Connors, like most fullbacks, didn’t grow up with aspirations of serving as the personal battering ram for running backs who get all the glory after from fullbacks sacrificing their body into oncoming middle linebackers. But Neighbors is relishing his role in Cam Cameron’s offense after initially coming to Baton Rouge as a middle linebacker.
Breaking from the norm is nothing for the 5-11, 239-pound fullback considering his brother, father and grandfather all played for rival Alabama, but it was Neighbors who wanted to do something different.
“I did choose a different path, that’s for sure, Neighbors tells Paul Newberry. But I’m glad I came down here. It’s been a great experience. I’ve learned a lot. I’ve grown up as a man.”
Neighbors has grown off-the-field as well as on as he has become a new toy for Cameron to use for the surprising Tiger offense which enters Saturday’s SEC opener vs. Auburn with the 12th ranked scoring offense.
Fullbacks don’t get the opportunity to touch the ball that often—he only has two carries for six yards in his two seasons—yet he is a nice safety valve for Zach Mettenberger out of the backfield. In the LSU win over Kent State, Neighbors got to show his running ability with a 52-yard catch and run, easily the longest play from scrimmage in his career.

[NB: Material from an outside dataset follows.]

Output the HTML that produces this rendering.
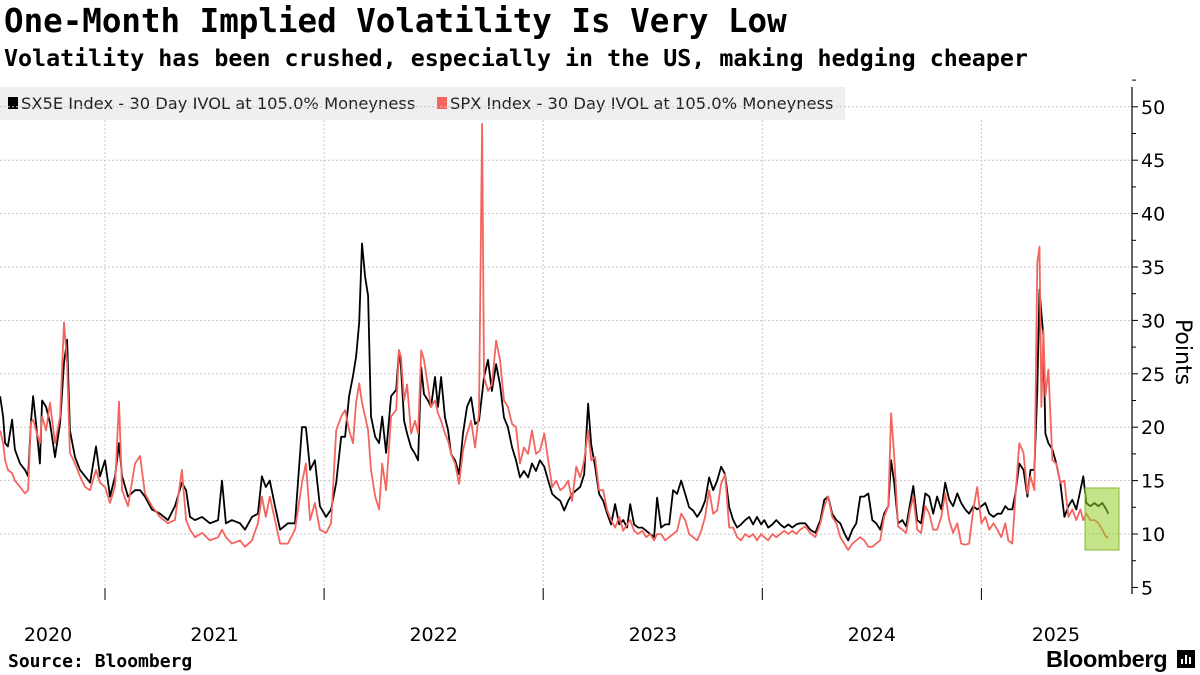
<!DOCTYPE html>
<html><head><meta charset="utf-8">
<style>
html,body{margin:0;padding:0;background:#fff;width:1200px;height:675px;overflow:hidden;font-family:"DejaVu Sans",sans-serif;}
#title{position:absolute;left:4px;top:2px;font-size:32.5px;font-weight:bold;color:#000;font-family:"DejaVu Sans Mono","Liberation Mono",monospace;white-space:nowrap;}
#subtitle{position:absolute;left:4px;top:45px;font-size:23.3px;font-weight:bold;color:#000;font-family:"DejaVu Sans Mono","Liberation Mono",monospace;white-space:nowrap;}
#src{position:absolute;left:8px;top:651px;font-size:18px;font-weight:bold;font-family:"DejaVu Sans Mono","Liberation Mono",monospace;}
#brand{position:absolute;left:1046px;top:646px;font-size:23.5px;font-weight:bold;letter-spacing:-0.3px;font-family:"Liberation Sans",sans-serif;}
svg{position:absolute;left:0;top:0;}
</style></head><body>
<div id="title">One-Month Implied Volatility Is Very Low</div>
<div id="subtitle">Volatility has been crushed, especially in the US, making hedging cheaper</div>
<svg id="chart" width="1200" height="675"></svg>
<div id="src">Source: Bloomberg</div>
<div id="brand">Bloomberg</div>
<svg width="1200" height="675" style="pointer-events:none"><rect x="1177" y="650" width="18" height="18" fill="#000"/><rect x="1181" y="659" width="2" height="5" fill="#fff"/><rect x="1185" y="655" width="2" height="9" fill="#fff"/><rect x="1189" y="657" width="2" height="7" fill="#fff"/></svg>
<script>
const dates = [2020.521,2020.535,2020.544,2020.557,2020.576,2020.589,2020.612,2020.635,2020.649,2020.662,2020.672,2020.685,2020.703,2020.713,2020.731,2020.749,2020.772,2020.795,2020.813,2020.827,2020.840,2020.863,2020.886,2020.909,2020.932,2020.959,2020.977,2021.000,
2021.023,2021.046,2021.064,2021.078,2021.105,2021.137,2021.160,2021.182,2021.214,2021.251,2021.287,2021.319,2021.351,2021.370,2021.388,2021.411,2021.443,2021.479,2021.516,2021.534,2021.552,2021.579,2021.616,2021.639,2021.671,2021.698,2021.716,2021.734,2021.752,2021.776,2021.799,2021.835,2021.867,2021.899,2021.917,2021.936,2021.958,2021.981,
2022.009,2022.032,2022.055,2022.078,2022.096,2022.114,2022.132,2022.146,2022.160,2022.173,2022.187,2022.201,2022.214,2022.233,2022.251,2022.265,2022.283,2022.306,2022.329,2022.342,2022.351,2022.365,2022.379,2022.397,2022.415,2022.429,2022.443,2022.456,2022.474,2022.488,2022.506,2022.520,2022.534,2022.552,2022.566,2022.579,2022.598,2022.616,2022.634,2022.652,2022.671,2022.689,2022.707,2022.721,2022.730,2022.748,2022.766,2022.785,2022.803,2022.821,2022.839,2022.858,2022.876,2022.894,2022.912,2022.931,2022.949,2022.967,2022.985,
2023.005,2023.023,2023.041,2023.059,2023.078,2023.096,2023.114,2023.132,2023.151,2023.169,2023.187,2023.205,2023.219,2023.237,2023.255,2023.274,2023.292,2023.310,2023.328,2023.347,2023.365,2023.383,2023.397,2023.415,2023.433,2023.452,2023.470,2023.488,2023.506,2023.520,2023.538,2023.557,2023.575,2023.593,2023.611,2023.630,2023.648,2023.666,2023.684,2023.703,2023.721,2023.739,2023.757,2023.776,2023.794,2023.812,2023.830,2023.849,2023.867,2023.885,2023.903,2023.922,2023.940,2023.958,2023.976,2023.995,
2024.009,2024.027,2024.046,2024.064,2024.082,2024.100,2024.119,2024.137,2024.155,2024.173,2024.196,2024.219,2024.242,2024.265,2024.283,2024.301,2024.319,2024.338,2024.356,2024.374,2024.392,2024.411,2024.429,2024.447,2024.465,2024.484,2024.502,2024.520,2024.538,2024.556,2024.575,2024.588,2024.602,2024.620,2024.639,2024.657,2024.675,2024.689,2024.707,2024.725,2024.744,2024.762,2024.780,2024.798,2024.817,2024.835,2024.853,2024.871,2024.890,2024.908,2024.926,2024.944,2024.963,2024.981,
2025.000,2025.018,2025.036,2025.055,2025.073,2025.091,2025.109,2025.123,2025.141,2025.155,2025.173,2025.192,2025.210,2025.224,2025.242,2025.255,2025.265,2025.274,2025.283,2025.292,2025.306,2025.324,2025.342,2025.360,2025.379,2025.397,2025.415,2025.433,2025.452,2025.465,2025.479,2025.497,2025.516,2025.534,2025.552,2025.570,2025.579];
const sx5e = [22.9,21,18.5,18.2,20.7,17.9,16.6,16,15.4,20.4,22.9,20.4,16.6,22.5,21.9,20.4,17.2,20.4,26,28.2,19.7,17.2,16,15.4,14.8,18.2,15.4,16.9,
13.5,15.4,18.5,15.4,13.5,14.1,14.1,13.5,12.3,11.9,11.3,12.6,14.8,14.1,11.6,11.3,11.6,11,11.3,15,11,11.3,11,10.4,11.6,11.9,15.4,14.4,15,12.6,10.4,11,11,20,20,16,16.9,12.6,
11.6,12.3,14.8,19.1,19.1,22.9,24.8,26.6,29.8,37.2,34.1,32.3,21,19.1,18.5,21,17.6,22.9,23.5,27.2,25.6,20.6,19.4,18.1,17.5,16.9,25.6,23.1,22.5,21.9,24.7,21.9,24.7,20.9,19.7,17.5,16.9,15.6,19.4,21.9,22.8,20.3,20.6,23.1,24.7,26.3,23.4,25.9,24,20.9,20,18.1,16.9,15.3,15.9,15.3,16.6,15.9,16.9,
16.3,15,13.75,13.4,13.1,12.2,13.1,13.75,14.1,14.4,15.6,22.2,18.4,16.3,13.75,13.1,11.9,10.9,12.8,10.9,11.3,10.6,12.8,10.9,10.6,10.6,10.3,10,9.7,13.4,10.6,10.9,10.9,14.1,13.75,15,13.75,12.5,12.2,11.6,12.2,13.1,15.3,14.1,15,16.3,15.6,12.5,11.3,10.6,10.9,11.3,11.6,10.9,11.6,10.9,
11.3,10.6,10.9,11.3,10.9,10.6,10.9,10.6,10.9,11,11,10.4,10.1,11.3,13.2,13.5,11.9,11.3,11,10.1,9.4,10.4,11,13.5,13.5,13.8,11.3,11,10.4,11.9,12.6,16.9,14.8,11,11.3,10.7,12.9,14.5,11.3,11,13.8,13.5,11.9,13.5,12.3,14.8,13.2,12.6,13.8,12.9,12.3,11.9,12.6,12.3,
12.6,12.9,11.9,11.6,11.9,11.9,12.6,12.3,12.3,13.8,16.6,16,13.5,16,16,23.5,32.9,30.7,28.5,19.4,18.5,17.9,16.6,14.8,11.6,12.6,13.2,12.3,14.1,15.4,12.9,12.6,12.9,12.6,12.9,12.3,11.9];
const spx = [19.7,18.5,16.9,16,15.7,15,14.4,13.8,14.1,20.4,20.7,19.7,18.5,21,19.7,22.3,18.5,21,29.8,26,17.6,16.6,15.4,14.4,14.1,16,14.8,14.4,
12.9,14.5,22.4,14.1,12.6,16.6,17.3,13.8,12.6,11.6,11,11.3,16,11.3,10.4,9.7,10.1,9.4,9.7,10.4,9.7,9.1,9.4,8.8,9.4,11,13.5,11.6,13.5,11.3,9.1,9.1,10.4,14.8,16.6,11.3,12.9,10.4,
10.1,11,19.7,21,21.6,19.7,18.5,22.3,24.1,22.3,21,19.7,16,13.5,12.3,16.6,14.1,21,21.6,27.2,26.6,22.5,24,19.4,20.6,19.4,27.2,26.3,23.8,21.9,22.5,21.3,20.6,19.4,18.75,17.5,16.6,14.7,17.8,19.4,20.6,18.1,21.3,48.4,24.7,23.4,24,28.1,26.3,22.5,21.9,20.3,20,16.6,18.1,17.5,19.7,17.5,17.8,
19.4,16.9,14.4,15,14.1,14.4,15,13.1,16.3,15.3,16.9,19.7,16.9,17.2,14.1,14.1,12.2,11.3,10.6,11.6,10.3,10.9,11.3,10.3,10,10.3,9.7,10,9.4,10,10,9.4,9.7,10,10.3,11.9,11.3,10,9.7,9.4,10.3,11.6,14.1,11.9,12.2,14.7,15.6,10.6,10.6,9.7,9.4,10,9.7,10,9.4,10,
9.7,9.4,10,9.7,10,10.3,10,10.3,10,10.4,10.7,10.1,9.7,11,12.6,13.5,11.6,11,9.7,9.1,8.5,9.1,9.4,9.7,9.4,8.8,8.8,9.1,9.4,11.6,12.6,21.3,17.3,10.7,10.4,10.1,12.3,13.5,10.4,10.1,12.6,11.9,10.4,10.4,11.6,13.8,11.3,10.1,11,9.1,9,9.1,12.3,14.4,
11,11.6,10.4,11,10.4,9.7,11,9.4,9.1,13.5,18.5,17.6,13.8,15.4,14.1,35.4,36.9,21.9,29.1,22.9,25.4,16.9,16.6,14.8,15,11.6,12.3,11.3,12.3,11.3,11.9,11.3,11.3,11,10.4,9.7,9.7];
const yTicks = [5,10,15,20,25,30,35,40,45,50];
const yearBounds = [2021,2022,2023,2024,2025];
const yearLabels = ["2020","2021","2022","2023","2024","2025"];
const yearLabelPos = [2020.74,2021.5,2022.5,2023.5,2024.5,2025.34];

const NS="http://www.w3.org/2000/svg";
const svg=document.getElementById('chart');
const xS=t=>105+(t-2021)*219.1;
const yS=v=>534-(v-10)*10.68;
function mk(tag,attrs,parent){const e=document.createElementNS(NS,tag);for(const k in attrs)e.setAttribute(k,attrs[k]);(parent||svg).appendChild(e);return e;}

const lg=mk('rect',{x:0,y:87,width:845,height:33,fill:'#efefef'});


const legendItems=[["SX5E Index - 30 Day IVOL at 105.0% Moneyness","#000",8],["SPX Index - 30 Day IVOL at 105.0% Moneyness","#f4655f",437]];
legendItems.forEach(([txt,c,x],i)=>{
  const s=mk('rect',{x:x,y:97,width:10,height:12,fill:c});
  
  
  const t=mk('text',{x:x+13,y:109,'font-size':'16.3','font-family':'DejaVu Sans, sans-serif',fill:'#222'});
  t.textContent=txt;
  
  
});

yTicks.forEach(v=>{
  if(v===5)return;
  const g=mk('line',{x1:0,x2:1132,y1:yS(v),y2:yS(v),stroke:'#c8c8c8','stroke-width':1,'stroke-dasharray':'2,2'});
  
  
});
yearBounds.forEach(yr=>{
  const g=mk('line',{x1:xS(yr),x2:xS(yr),y1:120,y2:600,stroke:'#c8c8c8','stroke-width':1,'stroke-dasharray':'2,2'});
  
  
});

function series(vals,color,name){
  let d='';
  vals.forEach((v,i)=>{d+=(i?'L':'M')+xS(dates[i]).toFixed(1)+','+yS(v).toFixed(1);});
  const p=mk('path',{d:d,fill:'none',stroke:color,'stroke-width':1.8,'stroke-linejoin':'round'});
  
  
}
series(sx5e,'#000','sx5e-line');
series(spx,'#f4655f','spx-line');

const hb=mk('rect',{x:1085,y:488,width:34,height:62,fill:'rgba(150,205,40,0.55)',stroke:'#86b833','stroke-width':1});



const ax=mk('line',{x1:1132,x2:1132,y1:87,y2:594,stroke:'#000','stroke-width':1.2});


for(let v=5;v<=52.5;v+=2.5){
  const major=(v%5===0);
  const tk=mk('line',{x1:1132,x2:major?1138:1136,y1:yS(v),y2:yS(v),stroke:'#000','stroke-width':1});
  
  
}
yTicks.forEach(v=>{
  const t=mk('text',{x:1141,y:yS(v)+7,'font-size':'19','font-family':'DejaVu Sans, sans-serif',fill:'#000'});
  t.textContent=v;
  
  
});
const yt=mk('text',{x:0,y:0,'font-size':'22','font-family':'DejaVu Sans, sans-serif',fill:'#000',transform:'translate(1176,352) rotate(90)','text-anchor':'middle'});
yt.textContent='Points';



yearBounds.forEach(yr=>{
  const tk=mk('line',{x1:xS(yr),x2:xS(yr),y1:588,y2:600,stroke:'#000','stroke-width':1});
  
  
});
yearLabels.forEach((l,i)=>{
  const t=mk('text',{x:xS(yearLabelPos[i]),y:641,'font-size':'19','font-family':'DejaVu Sans, sans-serif',fill:'#000','text-anchor':'middle'});
  t.textContent=l;
  
  
});
</script>
</body></html>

Plays like that won’t happen very often—if ever again—but he knows that’s not his role on this team. “Changing positions when you’ve played defense your whole life isn’t too easy, Neighbors tells Randy Rosetta. Now I understand my role and how the offense works, and I can do my thing.”
He knows his job is to complement J.C. Copeland at the fullback position and open holes for running backs Jeremy Hill, Terrence Magee, Alfred Blue and Kenny Hilliard and protect dark horse Heisman candidate Zach Mettenberger in the pocket.
If the opportunity arises for Neighbors to get a carry or his paws on the ball as a receiver, embrace what you are seeing, because the fullback is a dying breed and we won’t see guys like Neighbors much longer.